5. The British pound will be a policy tool
Compared with the central banks of other European countries, the Bank of England is in a relatively good position. There's a big difference between the U.K. leaving the EU rather than France or Spain. That’s because the U.K. has its own currency, the British pound, unlike many of the EU’s members, who share a common currency, the euro. Britain’s pound is critical as an adjustment tool to absorb a shock like Brexit. It has already fallen significantly, and recent statements from the Bank of England imply they are comfortable with this lower level.

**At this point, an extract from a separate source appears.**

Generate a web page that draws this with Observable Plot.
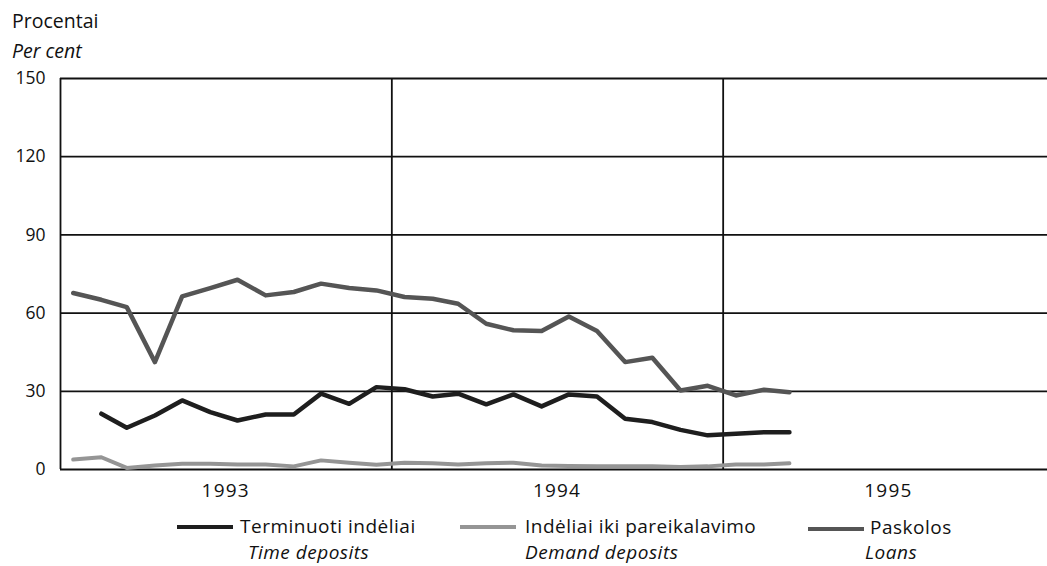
<!DOCTYPE html>
<html><head><meta charset="utf-8">
<script src="https://cdn.jsdelivr.net/npm/d3@7"></script>
<script src="https://cdn.jsdelivr.net/npm/@observablehq/plot@0.6"></script>
<style>
body{margin:0;background:#fff;font-family:"Open Sans",sans-serif;color:#111}
#wrap{position:relative;width:1047px;height:566px;overflow:hidden}
#chart{position:absolute;left:0;top:0}
.t{position:absolute;font-size:19.5px;white-space:nowrap;line-height:1}
.lg{font-size:19px;letter-spacing:0.5px}
.i{font-style:italic}
.sw{position:absolute;width:56px;height:4px}
</style></head>
<body><div id="wrap">
<div id="chart"></div>
<div class="t" style="left:12px;top:11px">Procentai</div>
<div class="t i" style="left:12px;top:41px">Per cent</div>

<div class="sw" style="left:177px;top:525px;background:#1e1e1e"></div>
<div class="t lg" style="left:240px;top:517px">Terminuoti indėliai</div>
<div class="t lg i" style="left:248px;top:543px">Time deposits</div>

<div class="sw" style="left:460px;top:525px;background:#959595"></div>
<div class="t lg" style="left:525px;top:517px">Indėliai iki pareikalavimo</div>
<div class="t lg i" style="left:525px;top:543px">Demand deposits</div>

<div class="sw" style="left:808px;top:527px;background:#555"></div>
<div class="t lg" style="left:870px;top:517.5px">Paskolos</div>
<div class="t lg i" style="left:865px;top:543px">Loans</div>
</div>
<script>
const months = ["1993-01","1993-02","1993-03","1993-04","1993-05","1993-06","1993-07","1993-08","1993-09","1993-10","1993-11","1993-12",
"1994-01","1994-02","1994-03","1994-04","1994-05","1994-06","1994-07","1994-08","1994-09","1994-10","1994-11","1994-12",
"1995-01","1995-02","1995-03"];
const loans = [67.7,65.1,62.3,41.2,66.4,69.6,72.8,66.8,68.1,71.3,69.6,68.7,
66.2,65.5,63.6,55.9,53.4,53.1,58.7,53.1,41.2,42.9,30.3,32.1,
28.4,30.6,29.6];
const timeDeposits = [null,21.4,16.0,20.7,26.5,22.0,18.8,21.1,21.1,29.1,25.2,31.6,
30.8,28.0,29.1,25.0,28.8,24.2,28.8,28.0,19.5,18.2,15.2,13.1,
13.7,14.3,14.3];
const demandDeposits = [3.8,4.7,0.6,1.5,2.2,2.2,1.9,1.9,1.2,3.5,2.6,1.8,
2.6,2.4,1.9,2.4,2.6,1.5,1.3,1.2,1.2,1.2,1.0,1.2,
1.9,1.9,2.4];
const yTicks = [0,30,60,90,120,150];
const years = ["1993","1994","1995"];

const toRows = arr => months.map((m,i)=>({date:new Date(m+"-15T00:00:00Z"), v:arr[i]})).filter(d=>d.v!=null);
const yearStarts = years.map(y=>new Date(y+"-01-01T00:00:00Z"));
const yearMids = years.map(y=>new Date(y+"-07-02T00:00:00Z"));

const chart = Plot.plot({
  width:1047, height:510,
  marginTop:78, marginBottom:41, marginLeft:60, marginRight:0,
  x:{type:"utc", domain:[new Date("1993-01-01T00:00:00Z"), new Date("1996-01-01T00:00:00Z")], range:[60,1054]},
  y:{domain:[0,150]},
  style:{fontFamily:"Open Sans, sans-serif", fontSize:"17.5px", color:"#111", background:"transparent", overflow:"visible"},
  marks:[
    Plot.ruleY(yTicks,{stroke:"#111",strokeWidth:1.8}),
    Plot.ruleX(yearStarts,{y1:0,y2:150,stroke:"#111",strokeWidth:1.8}),
    Plot.axisY({ticks:yTicks,tickSize:0,tickPadding:15,label:null}),
    Plot.axisX({ticks:yearMids,tickSize:0,tickPadding:14,label:null,fontSize:19,tickFormat:(d,i)=>years[i]}),
    Plot.line(toRows(demandDeposits),{x:"date",y:"v",stroke:"#959595",strokeWidth:4,strokeLinejoin:"round"}),
    Plot.line(toRows(timeDeposits),{x:"date",y:"v",stroke:"#1e1e1e",strokeWidth:4.5,strokeLinejoin:"round"}),
    Plot.line(toRows(loans),{x:"date",y:"v",stroke:"#555",strokeWidth:4.5,strokeLinejoin:"round"})
  ]
});
d3.select(chart).selectAll('[aria-label="x-axis tick label"] text').attr("letter-spacing","1.2px");
document.getElementById("chart").appendChild(chart);
</script>
</body></html>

6. The banking system will be tested
Threat to the financial system is one of the ways a geopolitical event can have ripple effects throughout markets. The question is, can the European banking system stand up to this disruption?  In the end I think it will be fine, but initially it is the area that will take the most impact. However, unlike in 2008 the U.K. and U.S. banking systems are significantly well-capitalized and have passed strenuous stress tests. In fact, the Federal Reserve recently announced that all 33 strategically important U.S. banks passed their stress tests. Therefore, global banking contagion is highly unlikely.

One of the challenges we face is that the European banking system may not be quite as well-capitalized as it needs to be. Central banks can take care of liquidity, but some EU banks will need to find ways to recapitalize through the markets. So, while the U.S. and U.K. banking systems are strong, central European banks are where my concern is focused.

7. Rest easier knowing institutions were prepared
When it comes to events like the U.K. referendum, the accuracy of predictions isn’t nearly as important as being prepared for both outcomes. While the vote to leave was a surprise to most, the fact that institutions like the Bank of England and the European Central Bank (ECB) were prepared for either outcome has helped calm the financial markets.

This is one of the great lessons of the global financial crisis. I am very impressed by the speed and magnitude of central bank action in repose to the U.K. referendum. The ECB has already made a statement of what it's going to do, as have the Bank of England, the Bank of Japan, the Bank of China and the Fed.

Bottom line: This is not a time to panic. Four key factors will aid in our ability to weather the UK referendum vote: adequate time to reflect and respond to the upcoming changes; the speed at which the central banks have moved; the U.K.’s independent currency as an adjustment factor; and the lessons from the global crisis.

Colin Moore is global chief investment officer at Columbia Threadneedle Investments.